At the same time, there are some positive aspects: some companies have implemented a risk-based approach system that allows the company to check business partners and prevent potential misuse of their technologies. On the other hand, there is a distinction between companies’ statements and their actions. For example, some companies have been unable to fulfill their promise to leave the Russian market for more than a year after the full-scale invasion began.

In January 2024, Kyiv School of Economics, together with the Yermak-McFaul Sanctions Group, published a report “Challenges of Export Controls Enforcement: How Russia Continues to Import Components for Its Military Production“. The authors analyzed how Russia continues to import products critical to weapons production despite export controls. 

The report analyzed nearly 2,800 foreign components found on the battlefield in Ukraine and named more than 250 manufacturing companies.

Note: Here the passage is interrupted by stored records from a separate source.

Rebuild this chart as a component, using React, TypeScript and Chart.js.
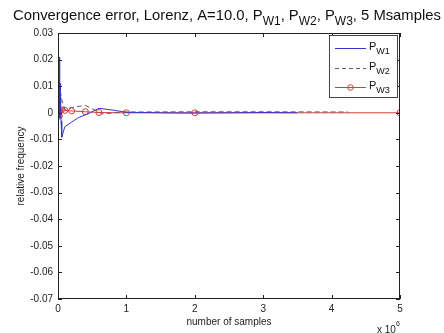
import React, { useEffect, useRef } from "react";
import { Chart, registerables } from "chart.js";

Chart.register(...registerables);

const xTicks = [0, 1e6, 2e6, 3e6, 4e6, 5e6];
const yTicks = [0.03, 0.02, 0.01, 0, -0.01, -0.02, -0.03, -0.04, -0.05, -0.06, -0.07];

const w1X = [5e3, 1.5e4, 2.2e4, 2.6e4, 3e4, 3.4e4, 3.8e4, 4.4e4, 5.5e4, 1e5, 2e5, 3e5, 4.7e5, 6e5, 8e5, 1e6, 1.5e6, 2e6, 2.5e6, 3e6, 3.5e6];
const w1Y = [0.0, 0.002, 0.021, -0.002, 0.011, 0.003, 0.008, -0.003, -0.0092, -0.0052, -0.0035, -0.0018, 0.0, 0.0017, 0.001, 0.0002, 0.0, -0.0001, 0.0, 0.0001, 0.0];

const w2X = [5e3, 1.5e4, 2.5e4, 3e4, 4e4, 6e4, 1e5, 2e5, 4e5, 6.5e5, 1e6, 2e6, 3e6, 4.24e6];
const w2Y = [0.0, -0.002, 0.003, -0.001, 0.0072, 0.0045, 0.0012, 0.002, 0.0028, -0.0004, 0.0003, 0.0004, 0.0004, 0.0003];

const w3X = [1e3, 5e3, 1e4, 2e4, 3e4, 5e4, 1e5, 2e5, 4e5, 6e5, 1e6, 2e6, 5e6];
const w3Y = [0.0042, -0.0008, 0.0005, -0.0012, 0.0008, 0.0011, 0.0009, 0.0007, 0.0004, 0.0001, 0.0, 0.0, 0.0];

const seriesNames = ["W1", "W2", "W3"];
const titleParts: { t: string; sub?: boolean }[] = [
  { t: "Convergence error, Lorenz, A=10.0, P" },
  { t: "W1", sub: true },
  { t: ", P" },
  { t: "W2", sub: true },
  { t: ", P" },
  { t: "W3", sub: true },
  { t: ", 5 Msamples" },
];

const FONT = "'Liberation Sans', Arial, sans-serif";
const BLUE = "#3535cc";
const GRAY = "#606060";
const RED = "#d83a3a";

function drawRich(ctx: CanvasRenderingContext2D, parts: { t: string; sub?: boolean }[], x: number, y: number, size: number, subSize: number, subOff: number) {
  let cx = x;
  ctx.textBaseline = "alphabetic";
  ctx.textAlign = "left";
  for (const p of parts) {
    const s = p.sub ? subSize : size;
    ctx.font = `${s}px ${FONT}`;
    ctx.fillText(p.t, cx, p.sub ? y + subOff : y);
    cx += ctx.measureText(p.t).width;
  }
}

const decorPlugin = {
  id: "decor",
  afterDraw(chart: any) {
    const ctx: CanvasRenderingContext2D = chart.ctx;
    const { left, right, top, bottom } = chart.chartArea;
    const xs = chart.scales.x;
    const ys = chart.scales.y;
    ctx.save();
    ctx.strokeStyle = "#222";
    ctx.lineWidth = 1;
    ctx.strokeRect(left + 0.5, top + 0.5, right - left - 1, bottom - top - 1);
    ctx.beginPath();
    for (const v of xTicks) {
      const px = Math.round(xs.getPixelForValue(v)) + 0.5;
      ctx.moveTo(px, bottom);
      ctx.lineTo(px, bottom - 4);
      ctx.moveTo(px, top);
      ctx.lineTo(px, top + 4);
    }
    for (const v of yTicks) {
      const py = Math.round(ys.getPixelForValue(v)) + 0.5;
      ctx.moveTo(left, py);
      ctx.lineTo(left + 4, py);
      ctx.moveTo(right, py);
      ctx.lineTo(right - 4, py);
    }
    ctx.stroke();

    // title
    ctx.fillStyle = "#111";
    drawRich(ctx, titleParts, 13, 19.5, 14.8, 12, 5.5);

    // axis titles
    ctx.font = `10px ${FONT}`;
    ctx.fillStyle = "#222";
    ctx.textAlign = "center";
    ctx.textBaseline = "middle";
    ctx.fillText("number of samples", (left + right) / 2, 322);
    ctx.save();
    ctx.translate(21, (top + bottom) / 2);
    ctx.rotate(-Math.PI / 2);
    ctx.fillText("relative frequency", 0, 0);
    ctx.restore();
    ctx.textAlign = "left";
    ctx.textBaseline = "alphabetic";
    ctx.font = `10px ${FONT}`;
    ctx.fillText("x 10", 377, 333);
    ctx.font = `7px ${FONT}`;
    ctx.fillText("6", 396, 326);

    // legend
    const lx = 329, ly = 35, lw = 68, lh = 62;
    ctx.fillStyle = "#fff";
    ctx.fillRect(lx, ly, lw, lh);
    ctx.strokeStyle = "#444";
    ctx.strokeRect(lx + 0.5, ly + 0.5, lw, lh);
    const colors = [BLUE, GRAY, RED];
    const rows = [48.5, 68.5, 87.5];
    rows.forEach((ry, i) => {
      ctx.strokeStyle = colors[i];
      ctx.lineWidth = 1;
      ctx.setLineDash(i === 1 ? [4, 3] : []);
      ctx.beginPath();
      ctx.moveTo(335, ry);
      ctx.lineTo(366, ry);
      ctx.stroke();
      ctx.setLineDash([]);
      if (i === 2) {
        ctx.beginPath();
        ctx.arc(350.5, ry, 2.8, 0, Math.PI * 2);
        ctx.stroke();
      }
      ctx.fillStyle = "#111";
      drawRich(ctx, [{ t: "P" }, { t: seriesNames[i], sub: true }], 369, ry + 1, 11, 9, 4);
    });
    ctx.restore();
  },
};

function toPts(xs: number[], ys: number[]) {
  return xs.map((x, i) => ({ x, y: ys[i] }));
}

export default function App() {
  const ref = useRef<HTMLCanvasElement>(null);
  useEffect(() => {
    if (!ref.current) return;
    const chart = new Chart(ref.current, {
      type: "line",
      data: {
        datasets: [
          { label: "PW1", data: toPts(w1X, w1Y), borderColor: BLUE, borderWidth: 1, pointRadius: 0, fill: false, tension: 0 },
          { label: "PW2", data: toPts(w2X, w2Y), borderColor: GRAY, borderWidth: 1, borderDash: [5, 3], pointRadius: 0, fill: false, tension: 0 },
          {
            label: "PW3", data: toPts(w3X, w3Y), borderColor: RED, borderWidth: 1, pointRadius: 3,
            pointBackgroundColor: "rgba(0,0,0,0)", pointBorderColor: RED, pointBorderWidth: 1, fill: false, tension: 0,
          },
        ],
      },
      options: {
        animation: false,
        responsive: false,
        events: [],
        layout: { padding: { top: 33, right: 44, left: 0, bottom: 0 } },
        plugins: { legend: { display: false }, title: { display: false }, tooltip: { enabled: false } },
        scales: {
          x: {
            type: "linear",
            min: 0,
            max: 5e6,
            afterFit: (s: any) => { s.height = 34; },
            afterBuildTicks: (s: any) => { s.ticks = xTicks.map((v) => ({ value: v })); },
            grid: { display: false, drawTicks: false },
            border: { display: false },
            ticks: {
              padding: 4,
              color: "#222",
              font: { family: FONT, size: 10 },
              callback: (v: any) => String(Math.round(Number(v) / 1e6)),
            },
          },
          y: {
            type: "linear",
            min: -0.07,
            max: 0.03,
            afterFit: (s: any) => { s.width = 58; },
            afterBuildTicks: (s: any) => { s.ticks = yTicks.map((v) => ({ value: v })); },
            grid: { display: false, drawTicks: false },
            border: { display: false },
            ticks: {
              padding: 5,
              color: "#222",
              font: { family: FONT, size: 10 },
              callback: (v: any) => (Math.abs(Number(v)) < 1e-9 ? "0" : Number(v).toFixed(2)),
            },
          },
        },
      },
      plugins: [decorPlugin],
    });
    return () => chart.destroy();
  }, []);
  return (
    <div style={{ position: "absolute", left: 0, top: 0, width: 444, height: 333, background: "#fff" }}>
      <canvas ref={ref} width={444} height={333} style={{ display: "block" }} />
    </div>
  );
}
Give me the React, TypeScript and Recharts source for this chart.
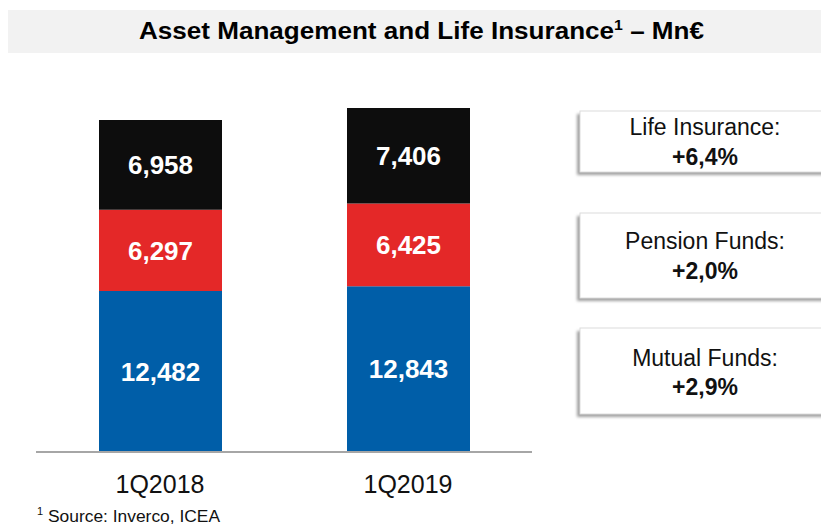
import React from 'react';
import { BarChart, Bar, XAxis, YAxis, LabelList } from 'recharts';

const categories = ['1Q2018', '1Q2019'];
const mutualFunds = [12482, 12843];
const pensionFunds = [6297, 6425];
const lifeInsurance = [6958, 7406];
const growthLabels = ['Life Insurance:', 'Pension Funds:', 'Mutual Funds:'];
const growthValues = ['+6,4%', '+2,0%', '+2,9%'];

const data = categories.map((c, i) => ({
  name: c,
  mf: mutualFunds[i],
  pf: pensionFunds[i],
  li: lifeInsurance[i],
}));

const FONT = '"Liberation Sans", Arial, Helvetica, sans-serif';
const fmt = (v: any) => Number(v).toLocaleString('en-US');

const boxes = [
  { y: 111, h: 61, l1: 135, l2: 165 },
  { y: 213, h: 85, l1: 249, l2: 279 },
  { y: 328, h: 86, l1: 366, l2: 395 },
];

export default function App() {
  return (
    <div style={{ position: 'absolute', left: 0, top: 0, width: 821, height: 524, background: '#fff', overflow: 'hidden' }}>
      <div style={{ position: 'absolute', left: 0, top: 0 }}>
        <BarChart
          width={821}
          height={524}
          data={data}
          margin={{ top: 65, right: 289, bottom: 32, left: 36 }}
          barSize={123}
        >
          <XAxis
            dataKey="name"
            height={40}
            tickLine={false}
            tickSize={0}
            tickMargin={23}
            axisLine={{ stroke: '#a6a6a6', strokeWidth: 2 }}
            tick={{ fill: '#111', fontSize: 25, fontFamily: FONT }}
            interval={0}
          />
          <YAxis hide domain={[0, 30000]} />
          <Bar dataKey="mf" stackId="a" fill="#005ea8" isAnimationActive={false}>
            <LabelList dataKey="mf" position="center" formatter={fmt} fill="#fff" style={{ fontSize: 26, fontWeight: 'bold', fontFamily: FONT }} />
          </Bar>
          <Bar dataKey="pf" stackId="a" fill="#e42828" isAnimationActive={false}>
            <LabelList dataKey="pf" position="center" formatter={fmt} fill="#fff" style={{ fontSize: 26, fontWeight: 'bold', fontFamily: FONT }} />
          </Bar>
          <Bar dataKey="li" stackId="a" fill="#0d0d0d" isAnimationActive={false}>
            <LabelList dataKey="li" position="center" formatter={fmt} fill="#fff" style={{ fontSize: 26, fontWeight: 'bold', fontFamily: FONT }} />
          </Bar>
        </BarChart>
      </div>
      <svg width={821} height={524} style={{ position: 'absolute', left: 0, top: 0, pointerEvents: 'none' }}>
        <defs>
          <filter id="shadow" x="-10%" y="-20%" width="120%" height="150%">
            <feGaussianBlur stdDeviation="1.5" />
          </filter>
        </defs>
        <rect x={8} y={10} width={813} height={43} fill="#f2f2f2" />
        <text x={139} y={38.5} fontFamily={FONT} fontWeight="bold" fontSize={23} fill="#000" textLength={565} lengthAdjust="spacingAndGlyphs">
          Asset Management and Life Insurance
          <tspan fontSize={14} dy={-9}>1</tspan>
          <tspan dy={9}> – Mn€</tspan>
        </text>
        {boxes.map((b, i) => (
          <g key={i}>
            <rect x={577} y={b.y + 3} width={260} height={b.h} fill="#a0a0a0" filter="url(#shadow)" />
            <rect x={580} y={b.y} width={260} height={b.h} fill="#fff" stroke="#dcdcdc" strokeWidth={1} />
            <text x={705} y={b.l1} textAnchor="middle" fontFamily={FONT} fontSize={23} fill="#111">{growthLabels[i]}</text>
            <text x={705} y={b.l2} textAnchor="middle" fontFamily={FONT} fontSize={23} fontWeight="bold" fill="#111">{growthValues[i]}</text>
          </g>
        ))}
        <text x={37} y={515} fontFamily={FONT} fontSize={11} fill="#111">1</text>
        <text x={48} y={522} fontFamily={FONT} fontSize={16} fill="#111" textLength={172} lengthAdjust="spacingAndGlyphs">Source: Inverco, ICEA</text>
      </svg>
    </div>
  );
}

The Resource Center contacted 225 of the companies mentioned in the report. Based on the survey results, 50 companies provided feedback that they comply with the restrictions imposed and have ceased any cooperation with Russia after February 2024.

“The conclusion we can draw from these surveys and studies is that the existing measures in place are insufficient and the overall picture once again shows a lack of due diligence in supply chains,” summarized Vladyslava Kaplina. 

At the end of the workshop, Irena Fedorovych, an advocate at Fight for Right, an expert at the Ukrainian Corporate Equality Index, a trainer and consultant on respect for diversity, worked in groups with the participants of the event – representatives of Ukrainian business. The groups learned how to use a due diligence checklist to assess their own company’s performance both before and during the war, selecting issues that are already being addressed and those that still need to be addressed. 

“Ukrainian companies are already taking many steps towards implementing business and human rights approaches, but they still do not use the appropriate terminology and do not always put on the “human rights” lens. Even this exercise showed that the question “who implements due diligence” does not have positive answers, but the group work with the checklist and the subsequent discussion on what elements of assessment and planning are built into business processes show that many companies have considerable experience and best practices. The business and human rights approach and the very “human rights lens” is about learning to look at your business processes through the lens of human rights and analyze possible risks.”

This event was organized by a team of experts from the UN Global Compact in Ukraine, the Social Action Center in partnership with the Ministry of Economy of Ukraine and the United Nations Development Program (UNDP) in Ukraine within the framework of the Business and Human Rights Accelerator and the project “Human Rights Due Diligence in Global Supply Chains: Implementing the UN Guiding Principles on Business and Human Rights for Just Recovery”, which is being implemented with the financial support of the Government of Japan.